Las calles donde antes de que salga el sol se respira el olor a pan recién horneado, donde el vapor de las planchas que cocinan pupusas impregna el aire que respiran todos aquellos que transitan, abordan y esperan autobuses, donde las luces del interior de los buses reflejan los rostros de quienes intentan ver por la ventana más allá de su reflejo, un mundo que quisieran que dejara de ser hostil a las ganas de salir adelante; y los campos donde el rocío matinal adorna como guirnaldas las espaldas de las vacas y los cielos se desvisten con el alba, donde el jornalero sale con sus botas y caites para trabajar los frutos de la tierra y del esfuerzo, donde las madres levantan a sus hijos de diversas maneras y los ayudan a prepararse para ir a la escuela o a estar presentables para la clase virtual son los escenarios que suelen abrirnos un poco los ojos, porque son esas personas las que suelen tener que recordar una o más veces en el año a una persona que ya no está con ellas porque murió a manos de las pandillas.
Cuánto dolor y tristeza en una población que ya de por sí la tiene difícil y que deberá pasar el resto de su vida visitando un cementerio, abriendo las heridas del pasado, esas que no sanan, pero que se aprende a vivir con ellas, y a superarlas, como hacen todos.
Ya era hora de que alguien se pusiera los pantalones y les diera la retribución que se merecen a las pandillas por todo «su servicio y rol necesario para la sociedad», como dicen los grandes eruditos, referentes de la comunidad internacional, que, ajenos a la realidad que viven las víctimas de esos grupos, intentan justificar su existencia y su barbarie.

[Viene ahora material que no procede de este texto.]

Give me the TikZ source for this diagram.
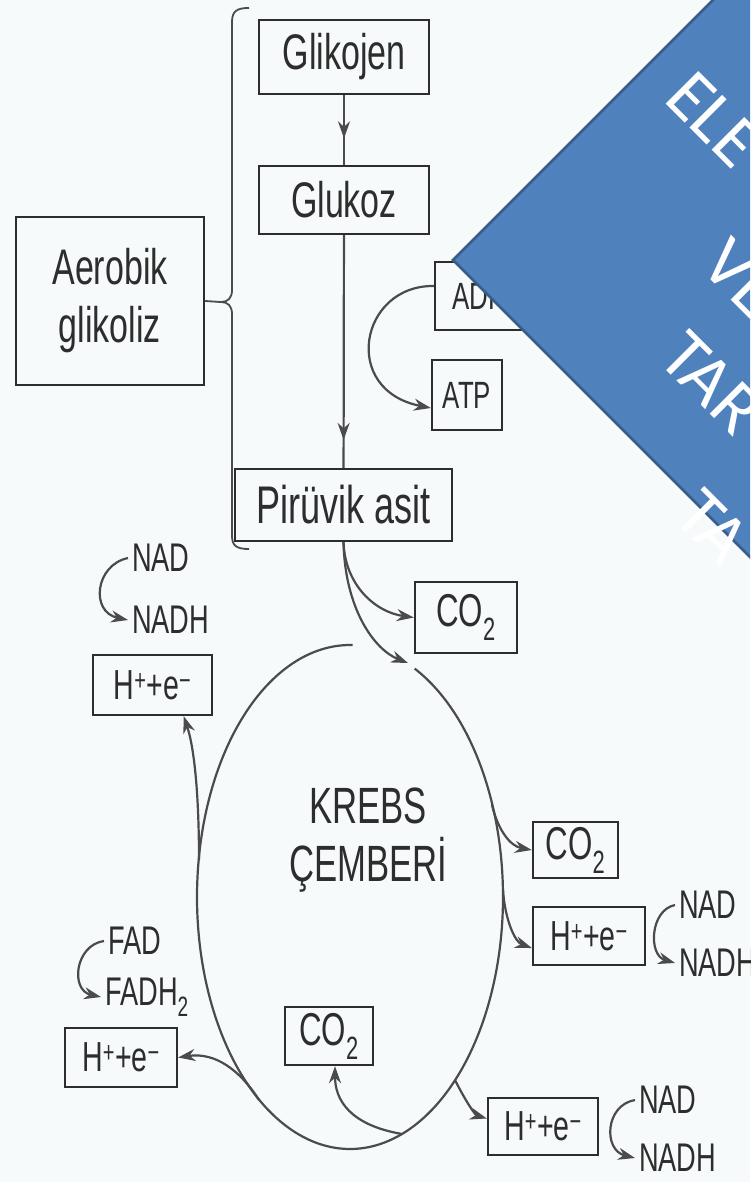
\documentclass[tikz,border=0pt]{standalone}
\usepackage{fontspec}
\newfontfamily\cond[FakeStretch=0.68]{Liberation Sans}
\newfontfamily\calib{Carlito}
\usetikzlibrary{arrows.meta,decorations.markings}
\definecolor{bgc}{RGB}{246,250,251}
\definecolor{ink}{RGB}{45,45,45}
\definecolor{lnk}{RGB}{75,75,75}
\definecolor{dfill}{RGB}{79,129,189}
\definecolor{dedge}{RGB}{56,93,138}
\newcommand\fntA{\cond\fontsize{50}{58}\selectfont}
\newcommand\fntP{\cond\fontsize{53}{58}\selectfont}
\newcommand\fntC{\cond\fontsize{46}{50}\selectfont}
\newcommand\fntH{\cond\fontsize{42}{46}\selectfont}
\newcommand\fntN{\cond\fontsize{40}{44}\selectfont}
\newcommand\fntS{\cond\fontsize{38}{42}\selectfont}
\tikzset{
  boxn/.style={draw=ink, line width=2.4pt, text=ink, inner sep=0pt},
  lbl/.style={text=ink, inner sep=4pt, font=\fntN},
  arr/.style={draw=lnk, line width=2.2pt, -{Stealth[length=17pt,width=12pt]}},
  plain/.style={draw=lnk, line width=2.2pt},
  midarr/.style={draw=lnk, line width=2.2pt, postaction={decorate},
    decoration={markings, mark=at position #1 with {\arrow{Stealth[length=17pt,width=12pt]}}}},
  dtext/.style={text=white, inner sep=0pt, font=\calib\fontsize{72}{86}\selectfont},
}
\begin{document}
\begin{tikzpicture}[x=1pt,y=-1pt]
\useasboundingbox (0,0) rectangle (750,1182);
\clip (0,0) rectangle (750,1182);
\fill[bgc] (0,0) rectangle (750,1182);

% upper boxes
\node[boxn, minimum width=170pt, minimum height=74pt, font=\fntA] (glikojen) at (344,57) {Glikojen};
\node[boxn, minimum width=170pt, minimum height=68pt, font=\fntA] (glukoz) at (344,200) {Glukoz};
\node[boxn, minimum width=217pt, minimum height=72pt, font=\fntP] (piruvik) at (343.5,505) {Pirüvik asit};
\node[boxn, minimum width=88pt, minimum height=68pt, font=\fntS] (adp) at (479,296) {ADP};
\node[boxn, minimum width=70pt, minimum height=70pt, font=\fntS] (atp) at (467,395) {ATP};
\node[boxn, minimum width=188pt, minimum height=168pt, font=\fntA, align=center] (aerobik) at (110,301) {Aerobik\\glikoliz};

% brace
\coordinate (brnib) at (221,302);
\draw[plain, line width=1.8pt] (249,8) .. controls (237,8) and (232,11) .. (232,22) -- (232,290)
  .. controls (232,298) and (228,302) .. (brnib)
  .. controls (228,302) and (232,306) .. (232,314) -- (232,536)
  .. controls (232,546) and (237,549) .. (249,549);
\draw[plain, line width=1.8pt] (aerobik.east) -- (brnib);

% vertical flow
\draw[midarr=0.62] (glikojen) -- (glukoz);
\draw[midarr=0.88] (glukoz) -- (piruvik);
\draw[arr] ([yshift=10pt]adp.west) .. controls (360,285) and (340,390) .. ([yshift=-13pt]atp.west);

% Krebs loop
\draw[plain] plot[domain=65:-271, samples=160, smooth] ({350+153*cos(\x)}, {897-252*sin(\x)});
\coordinate (ltop) at (408,663);
\coordinate (lb1) at (199,860);
\coordinate (lb2) at (492,805);
\coordinate (lb3) at (503,890);
\coordinate (lb4) at (259,1100);
\coordinate (lb5) at (402,1134);
\coordinate (lb6) at (455,1080);
\node[text=ink, inner sep=0pt, font=\cond\fontsize{51}{58}\selectfont, align=center] (krebs) at (368,840) {KREBS\\ÇEMBERİ};

% boxes around loop
\node[boxn, minimum width=102pt, minimum height=71pt, font=\fntC] (co2a) at (466,617.5) {CO\textsubscript{2}};
\node[boxn, minimum width=119pt, minimum height=60pt, font=\fntH] (h1) at (152.5,685) {H\textsuperscript{+}+e\textsuperscript{−}};
\node[boxn, minimum width=85pt, minimum height=56pt, font=\fntC] (co2b) at (575.5,850) {CO\textsubscript{2}};
\node[boxn, minimum width=112pt, minimum height=58pt, font=\fntH] (h2) at (589,936) {H\textsuperscript{+}+e\textsuperscript{−}};
\node[boxn, minimum width=112pt, minimum height=59pt, font=\fntH] (h3) at (121,1057.5) {H\textsuperscript{+}+e\textsuperscript{−}};
\node[boxn, minimum width=88pt, minimum height=58pt, font=\fntC] (co2c) at (329,1036) {CO\textsubscript{2}};
\node[boxn, minimum width=110pt, minimum height=57pt, font=\fntH] (h4) at (543,1126.5) {H\textsuperscript{+}+e\textsuperscript{−}};

% pyruvate arrows
\draw[arr] (piruvik.south) .. controls (345,585) and (375,612) .. (co2a.west);
\draw[arr] (piruvik.south) .. controls (345,610) and (375,650) .. (ltop);

% branches
\draw[arr] (lb1) .. controls (199,800) and (195,750) .. (h1.-45);
\draw[arr] (lb2) .. controls (498,830) and (510,846) .. (co2b.west);
\draw[arr] (lb3) .. controls (505,920) and (515,942) .. ([yshift=-12pt]h2.west);
\draw[arr] (lb4) .. controls (240,1070) and (215,1052) .. (h3.east);
\draw[arr] (lb5) .. controls (350,1125) and (335,1100) .. ([xshift=6pt]co2c.south);
\draw[arr] (lb6) .. controls (465,1100) and (475,1115) .. ([yshift=8pt]h4.west);

% NAD / FAD labels
\node[lbl, anchor=west] (nad1) at (128,558) {NAD};
\node[lbl, anchor=west] (nadh1) at (128,620) {NADH};
\draw[arr] (nad1.west) .. controls (95,565) and (90,612) .. (nadh1.west);
\node[lbl, anchor=west] (nad2) at (675,905) {NAD};
\node[lbl, anchor=west] (nadh2) at (675,963) {NADH};
\draw[arr] (nad2.west) .. controls (650,910) and (648,955) .. (nadh2.west);
\node[lbl, anchor=west] (nad4) at (635,1100) {NAD};
\node[lbl, anchor=west] (nadh4) at (635,1158) {NADH};
\draw[arr] (nad4.west) .. controls (605,1105) and (603,1150) .. (nadh4.west);
\node[lbl, anchor=west] (fad) at (104,941) {FAD};
\node[lbl, anchor=west] (fadh) at (101,997) {FADH\textsubscript{2}};
\draw[arr] (fad.west) .. controls (75,945) and (70,990) .. (fadh.west);

% blue diamond overlay
\draw[fill=dfill, draw=dedge, line width=2.5pt] (453,260) -- (873,-160) -- (1293,260) -- (873,680) -- cycle;
\node[dtext, anchor=base west, rotate=-45] (d1) at (662,100) {ELE};
\node[dtext, anchor=base west, rotate=-45] (d2) at (698,267) {VE};
\node[dtext, anchor=base west, rotate=-45] (d3) at (656,360) {TAR};
\node[dtext, anchor=base west, rotate=-45] (d4) at (671,518) {TA};
\end{tikzpicture}
\end{document}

El régimen de excepción ha traído un respiro a la ansiedad generada por el baño de sangre inocente orquestado por tan infames y cobardes seres.
Escuchar a personas que han vivido bajo el asedio de los delincuentes desde siempre decir que se sienten extraños en sus colonias porque ahora entran sin necesidad de apagar las luces o de pagarles por el parqueo a los muchachos, y que, por primera vez desde que tienen noción de habitar dicho lugar, sienten que viven en una colonia normal es una satisfacción real. Eso es un cambio palpable.
La ley nos da la libertad de hacer lo que queramos, pero también advierte sobre lo que sucederá si sobrepasamos los límites establecidos para vivir en justicia y paz. Los pandilleros lo saben y son conscientes del daño que le han hecho a la gente. Por esa razón también aceptan cuál es su futuro, su castigo y su efímera y sucia huella en la historia. Las reformas del Código Penal por parte de la Asamblea Legislativa traerán la verdadera justicia y la ejemplificación de que no necesitamos que ese mal prevalezca en nuestra sociedad. Los salvadoreños honrados están cansados de soportar que no se pueda emprender un negocio porque la delincuencia quiere lactar cual parásito de su trabajo y esfuerzo.
El día que las nuevas generaciones entiendan el sentir de los demás y la empatía sea colectiva avanzaremos juntos hacia un mañana en el que el camino fácil no sea el de aprovecharse de los hermanos y causar dolor, sino que sea el camino en el que se aprecie ganarse un pan, y que ese pan lo partamos en dos para el que no tiene. Así, con pequeños ladrillos, se levantan monumentos que prevalecen al tiempo y a la muerte misma. Hagamos que ese monumento simbolice que todo el dolor que hemos vivido nos ha hecho más fuertes, que hemos aprendido y que no se transformó en un mausoleo.
Las bases del mañana están cimentándose, depende de todos que erijamos el futuro que nos merecemos.